%%
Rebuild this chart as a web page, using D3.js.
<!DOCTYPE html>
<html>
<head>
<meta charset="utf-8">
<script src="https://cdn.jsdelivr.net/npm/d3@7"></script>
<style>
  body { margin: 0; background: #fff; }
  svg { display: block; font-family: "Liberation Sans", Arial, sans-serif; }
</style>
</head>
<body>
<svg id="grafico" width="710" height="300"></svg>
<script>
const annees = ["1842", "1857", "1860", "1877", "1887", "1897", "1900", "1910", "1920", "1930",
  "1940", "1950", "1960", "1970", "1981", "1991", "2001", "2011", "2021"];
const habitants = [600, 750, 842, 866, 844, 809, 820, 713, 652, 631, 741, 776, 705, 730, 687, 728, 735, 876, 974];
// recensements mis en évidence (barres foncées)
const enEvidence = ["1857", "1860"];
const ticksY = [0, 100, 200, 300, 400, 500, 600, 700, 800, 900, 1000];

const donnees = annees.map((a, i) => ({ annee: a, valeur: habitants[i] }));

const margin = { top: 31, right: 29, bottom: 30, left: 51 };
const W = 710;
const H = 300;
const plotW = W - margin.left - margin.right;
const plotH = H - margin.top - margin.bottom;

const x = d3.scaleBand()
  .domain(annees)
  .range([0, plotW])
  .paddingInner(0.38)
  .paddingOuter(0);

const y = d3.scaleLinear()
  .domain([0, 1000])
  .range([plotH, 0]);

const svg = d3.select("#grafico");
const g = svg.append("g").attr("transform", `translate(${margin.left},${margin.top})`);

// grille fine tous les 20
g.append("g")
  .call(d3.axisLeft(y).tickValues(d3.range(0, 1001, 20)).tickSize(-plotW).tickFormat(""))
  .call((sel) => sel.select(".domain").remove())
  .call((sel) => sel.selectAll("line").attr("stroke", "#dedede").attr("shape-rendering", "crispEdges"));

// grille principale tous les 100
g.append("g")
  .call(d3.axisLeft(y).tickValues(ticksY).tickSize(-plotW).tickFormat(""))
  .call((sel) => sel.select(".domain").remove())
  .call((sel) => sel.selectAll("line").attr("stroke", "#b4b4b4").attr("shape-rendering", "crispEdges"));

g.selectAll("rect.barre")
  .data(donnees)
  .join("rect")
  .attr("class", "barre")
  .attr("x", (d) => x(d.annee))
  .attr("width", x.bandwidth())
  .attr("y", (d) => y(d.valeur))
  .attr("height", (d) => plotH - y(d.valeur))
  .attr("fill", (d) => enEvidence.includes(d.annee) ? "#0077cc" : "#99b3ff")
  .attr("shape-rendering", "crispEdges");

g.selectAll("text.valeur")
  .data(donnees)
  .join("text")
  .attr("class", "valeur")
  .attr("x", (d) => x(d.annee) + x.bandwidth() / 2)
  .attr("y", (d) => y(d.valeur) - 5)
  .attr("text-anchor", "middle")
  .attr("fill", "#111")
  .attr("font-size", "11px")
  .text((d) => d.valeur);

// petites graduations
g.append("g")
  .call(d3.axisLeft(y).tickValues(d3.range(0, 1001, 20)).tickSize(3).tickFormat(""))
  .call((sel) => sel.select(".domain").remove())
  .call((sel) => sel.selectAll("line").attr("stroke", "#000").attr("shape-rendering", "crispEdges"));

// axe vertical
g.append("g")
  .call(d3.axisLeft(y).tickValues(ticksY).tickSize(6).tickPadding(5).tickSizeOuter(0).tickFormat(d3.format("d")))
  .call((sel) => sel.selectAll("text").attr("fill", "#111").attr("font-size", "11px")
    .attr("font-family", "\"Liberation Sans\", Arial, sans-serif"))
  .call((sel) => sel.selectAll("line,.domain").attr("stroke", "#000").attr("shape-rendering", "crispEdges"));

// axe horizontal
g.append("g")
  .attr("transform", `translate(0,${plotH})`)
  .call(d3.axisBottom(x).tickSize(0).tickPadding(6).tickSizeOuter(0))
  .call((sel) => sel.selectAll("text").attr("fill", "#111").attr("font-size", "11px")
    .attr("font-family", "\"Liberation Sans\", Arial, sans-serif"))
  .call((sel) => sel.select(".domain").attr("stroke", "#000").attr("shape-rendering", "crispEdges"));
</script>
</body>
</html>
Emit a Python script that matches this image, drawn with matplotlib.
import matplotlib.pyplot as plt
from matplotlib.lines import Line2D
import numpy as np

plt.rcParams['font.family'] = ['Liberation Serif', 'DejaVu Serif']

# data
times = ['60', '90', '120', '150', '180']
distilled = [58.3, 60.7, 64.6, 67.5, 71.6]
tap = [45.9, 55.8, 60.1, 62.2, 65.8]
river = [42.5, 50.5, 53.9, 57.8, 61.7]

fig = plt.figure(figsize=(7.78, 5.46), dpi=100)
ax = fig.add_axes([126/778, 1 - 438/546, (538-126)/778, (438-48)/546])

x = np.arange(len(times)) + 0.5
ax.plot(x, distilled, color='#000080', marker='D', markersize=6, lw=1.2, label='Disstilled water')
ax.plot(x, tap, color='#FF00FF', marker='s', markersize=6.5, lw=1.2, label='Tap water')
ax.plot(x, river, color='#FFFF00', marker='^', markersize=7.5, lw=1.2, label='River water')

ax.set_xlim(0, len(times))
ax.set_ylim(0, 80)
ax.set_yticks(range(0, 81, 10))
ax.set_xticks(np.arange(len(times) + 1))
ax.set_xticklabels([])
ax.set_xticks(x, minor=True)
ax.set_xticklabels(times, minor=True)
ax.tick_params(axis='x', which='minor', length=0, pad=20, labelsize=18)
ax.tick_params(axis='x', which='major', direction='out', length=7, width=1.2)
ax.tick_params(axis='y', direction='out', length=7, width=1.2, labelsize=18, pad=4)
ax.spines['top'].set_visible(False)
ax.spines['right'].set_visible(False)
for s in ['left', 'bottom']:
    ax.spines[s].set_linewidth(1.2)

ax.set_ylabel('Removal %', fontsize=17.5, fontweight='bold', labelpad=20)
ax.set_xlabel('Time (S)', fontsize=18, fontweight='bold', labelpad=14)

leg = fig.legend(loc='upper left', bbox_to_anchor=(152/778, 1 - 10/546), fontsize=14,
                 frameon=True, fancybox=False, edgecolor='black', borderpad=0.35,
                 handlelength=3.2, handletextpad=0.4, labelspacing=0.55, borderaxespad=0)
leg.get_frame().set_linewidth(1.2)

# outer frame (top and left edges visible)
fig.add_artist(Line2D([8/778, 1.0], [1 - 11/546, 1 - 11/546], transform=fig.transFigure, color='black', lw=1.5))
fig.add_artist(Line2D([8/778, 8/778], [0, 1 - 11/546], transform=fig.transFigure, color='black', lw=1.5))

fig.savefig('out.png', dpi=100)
%%
_The task_
Emit only the lines from the one containing "Emit a Python" through the one containing "lw=1.2, label='River water')", copied exactly.

_Correct response_
Emit a Python script that matches this image, drawn with matplotlib.
import matplotlib.pyplot as plt
from matplotlib.lines import Line2D
import numpy as np

plt.rcParams['font.family'] = ['Liberation Serif', 'DejaVu Serif']

# data
times = ['60', '90', '120', '150', '180']
distilled = [58.3, 60.7, 64.6, 67.5, 71.6]
tap = [45.9, 55.8, 60.1, 62.2, 65.8]
river = [42.5, 50.5, 53.9, 57.8, 61.7]

fig = plt.figure(figsize=(7.78, 5.46), dpi=100)
ax = fig.add_axes([126/778, 1 - 438/546, (538-126)/778, (438-48)/546])

x = np.arange(len(times)) + 0.5
ax.plot(x, distilled, color='#000080', marker='D', markersize=6, lw=1.2, label='Disstilled water')
ax.plot(x, tap, color='#FF00FF', marker='s', markersize=6.5, lw=1.2, label='Tap water')
ax.plot(x, river, color='#FFFF00', marker='^', markersize=7.5, lw=1.2, label='River water')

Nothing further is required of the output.